## What to do
Starting at the first line of the listing below, repeat each line up to and including the one containing "import pandas as pd". Leave out pictures.
--- BEGIN Data excerpt ---
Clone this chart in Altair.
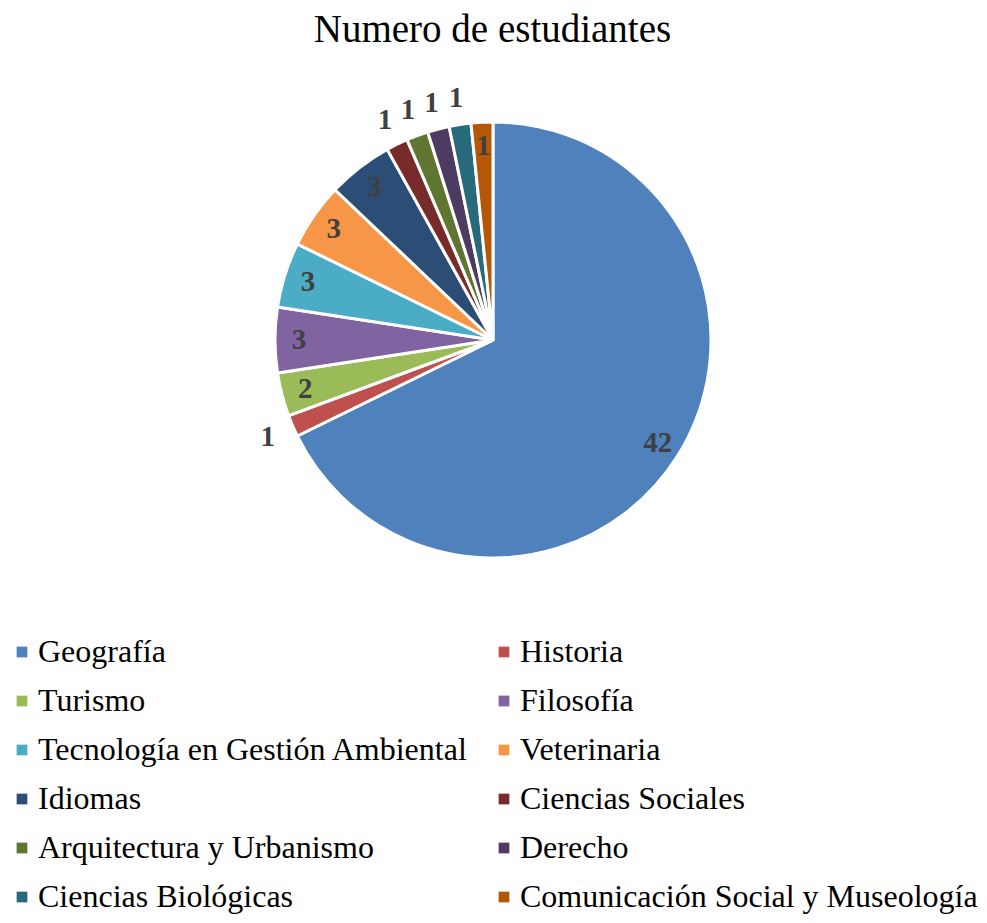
import json
import altair as alt
import pandas as pd

categories = [
    "Geografía", "Historia", "Turismo", "Filosofía",
    "Tecnología en Gestión Ambiental", "Veterinaria", "Idiomas",
    "Ciencias Sociales", "Arquitectura y Urbanismo", "Derecho",
    "Ciencias Biológicas", "Comunicación Social y Museología",
]
values = [42, 1, 2, 3, 3, 3, 3, 1, 1, 1, 1, 1]
colors = [
    "#4F81BD", "#C0504D", "#9BBB59", "#8064A2", "#4BACC6", "#F79646",
    "#2C4D75", "#772C2A", "#5F7530", "#4D3B62", "#276A7C", "#B65708",
]
# slices whose value label sits outside the pie
outside_labels = ["Historia", "Ciencias Sociales", "Arquitectura y Urbanismo",
                  "Derecho", "Ciencias Biológicas"]

df = pd.DataFrame({"Carrera": categories, "Estudiantes": values,
                   "orden": list(range(len(categories)))})

CX, CY = 485, 272
SERIF = "Liberation Serif"
out_arr = json.dumps(outside_labels, ensure_ascii=False)

base = alt.Chart(df).encode(
    theta=alt.Theta("Estudiantes:Q", stack=True),
    order=alt.Order("orden:Q", sort="ascending"),
    x=alt.value(CX),
    y=alt.value(CY),
)

pie = base.mark_arc(radius=218, stroke="white", strokeWidth=3).encode(
    color=alt.Color(
        "Carrera:N",
        sort=categories,
        scale=alt.Scale(domain=categories, range=colors),
        legend=alt.Legend(
            title=None, orient="none", legendX=-2, legendY=568,
            columns=2, direction="horizontal",
            symbolType="square", symbolSize=115, symbolStrokeWidth=0,
            labelFont=SERIF, labelFontSize=32, labelColor="#000000",
            labelLimit=0, labelOffset=0, columnPadding=19, rowPadding=17,
        ),
    )
)

text_style = dict(font=SERIF, fontSize=29, fontWeight="bold", color="#404040")

inside = base.mark_text(radius=194, **text_style).encode(
    text="lab_in:N"
).transform_calculate(
    lab_in=f"indexof({out_arr}, datum.Carrera) >= 0 ? '' : toString(datum.Estudiantes)"
)

outside = base.mark_text(radius=245, **text_style).encode(
    text="lab_out:N"
).transform_calculate(
    lab_out=f"indexof({out_arr}, datum.Carrera) >= 0 ? toString(datum.Estudiantes) : ''"
)

chart = alt.layer(pie, inside, outside).properties(
    width=971,
    height=847,
    padding={"top": 60, "left": 0, "right": 0, "bottom": 0},
    autosize=alt.AutoSizeParams(type="none"),
    title=alt.TitleParams(
        "Numero de estudiantes", font=SERIF, fontSize=39, fontWeight="normal",
        color="#000000", anchor="middle", frame="group", offset=18, dx=-1,
    ),
).configure_view(stroke=None)

chart.save("out.html", embed_options={"renderer": "svg", "actions": False})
--- END Data excerpt ---
## Response to this exercise
Clone this chart in Altair.
import json
import altair as alt
import pandas as pd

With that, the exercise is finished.